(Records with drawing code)

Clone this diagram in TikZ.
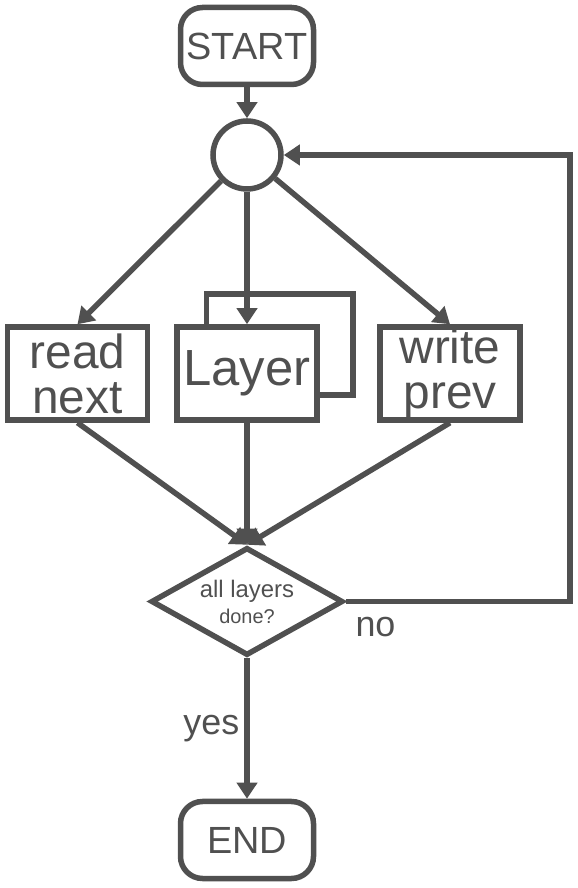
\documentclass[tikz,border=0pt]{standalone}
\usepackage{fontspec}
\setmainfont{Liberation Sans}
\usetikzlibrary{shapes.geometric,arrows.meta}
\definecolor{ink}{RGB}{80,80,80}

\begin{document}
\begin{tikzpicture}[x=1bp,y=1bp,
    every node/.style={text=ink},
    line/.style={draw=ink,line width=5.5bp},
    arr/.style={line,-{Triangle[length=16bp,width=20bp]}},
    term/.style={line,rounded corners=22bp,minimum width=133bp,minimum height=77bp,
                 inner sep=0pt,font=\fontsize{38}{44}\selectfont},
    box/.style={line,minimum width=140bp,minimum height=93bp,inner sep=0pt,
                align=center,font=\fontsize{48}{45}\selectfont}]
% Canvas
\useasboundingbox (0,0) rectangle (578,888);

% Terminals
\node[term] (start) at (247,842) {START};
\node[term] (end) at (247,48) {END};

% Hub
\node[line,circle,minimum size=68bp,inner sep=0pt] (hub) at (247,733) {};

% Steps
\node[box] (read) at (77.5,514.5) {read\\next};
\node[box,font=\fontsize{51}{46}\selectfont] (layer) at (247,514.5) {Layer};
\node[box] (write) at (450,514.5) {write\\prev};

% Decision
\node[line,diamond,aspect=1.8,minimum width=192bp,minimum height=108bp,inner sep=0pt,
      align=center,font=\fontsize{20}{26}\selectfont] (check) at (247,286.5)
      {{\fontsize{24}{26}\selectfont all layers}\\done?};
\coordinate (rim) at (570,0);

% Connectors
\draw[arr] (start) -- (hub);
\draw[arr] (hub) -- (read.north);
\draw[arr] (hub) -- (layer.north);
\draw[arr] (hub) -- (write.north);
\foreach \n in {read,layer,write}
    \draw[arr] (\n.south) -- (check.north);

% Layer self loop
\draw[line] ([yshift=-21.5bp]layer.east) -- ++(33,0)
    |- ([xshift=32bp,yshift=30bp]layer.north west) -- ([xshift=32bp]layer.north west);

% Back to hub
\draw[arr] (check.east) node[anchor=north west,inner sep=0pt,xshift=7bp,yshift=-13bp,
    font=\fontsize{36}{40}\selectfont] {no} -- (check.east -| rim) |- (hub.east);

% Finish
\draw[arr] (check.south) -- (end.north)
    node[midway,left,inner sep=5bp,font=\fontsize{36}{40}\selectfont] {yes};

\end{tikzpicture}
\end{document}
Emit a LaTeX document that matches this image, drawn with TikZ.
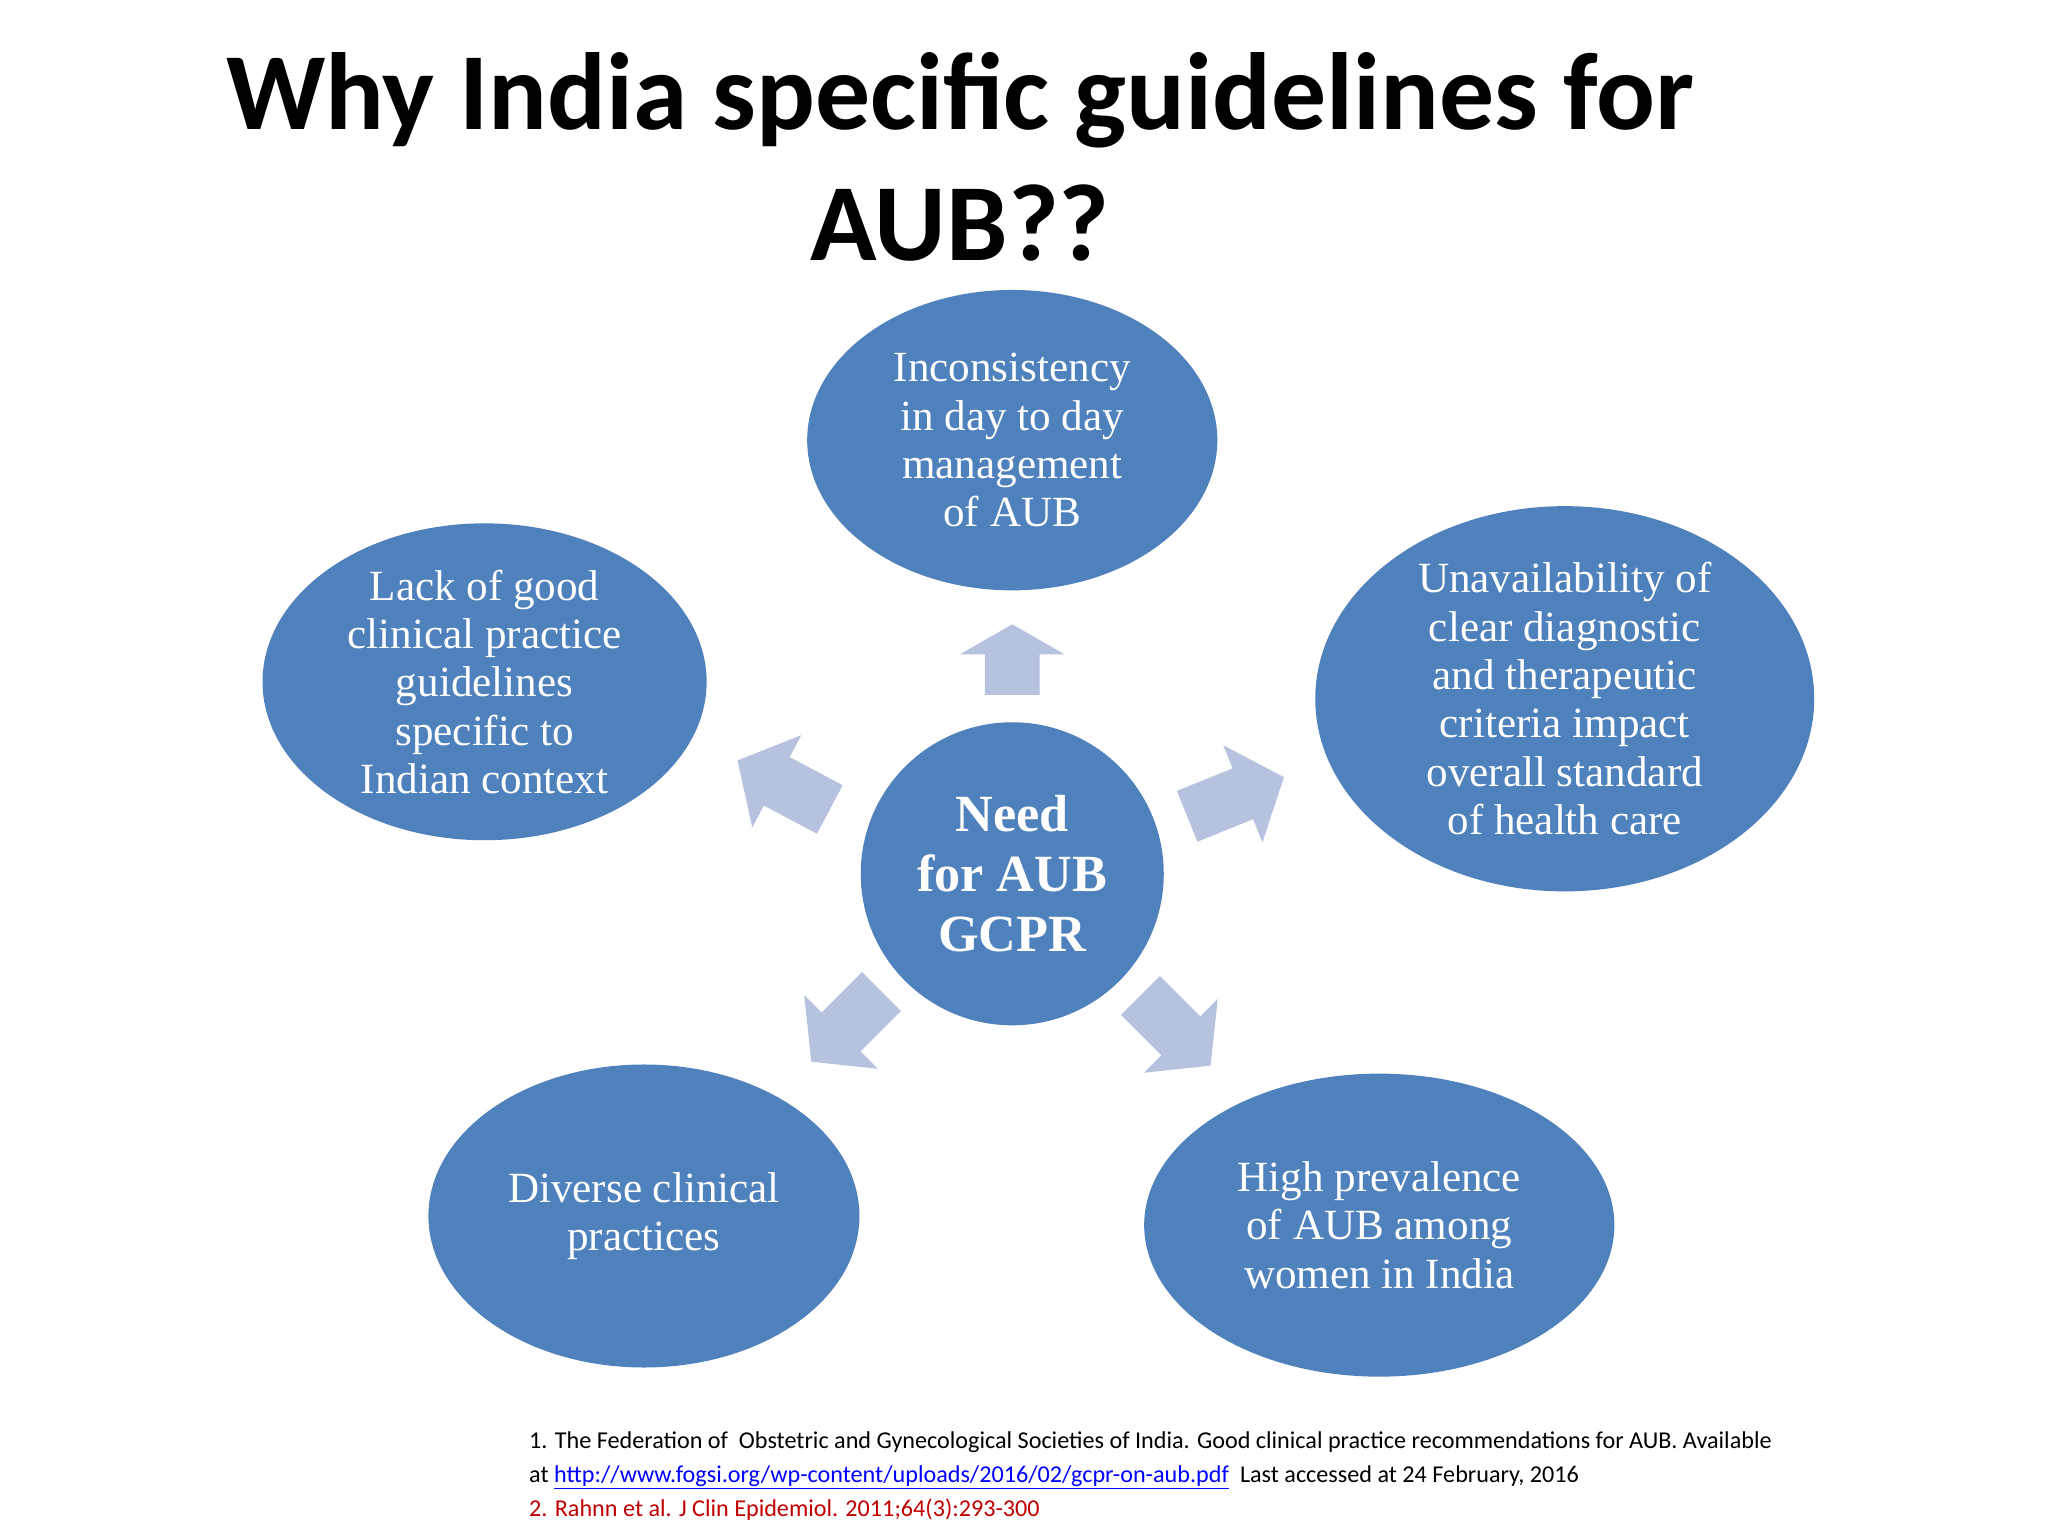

WHAT IS BEING ASKED — Reproduce every line of the listing above in which the string "this" appears.

SOLUTION BELOW —
Clone this diagram in TikZ.
Emit a LaTeX document that matches this image, drawn with TikZ.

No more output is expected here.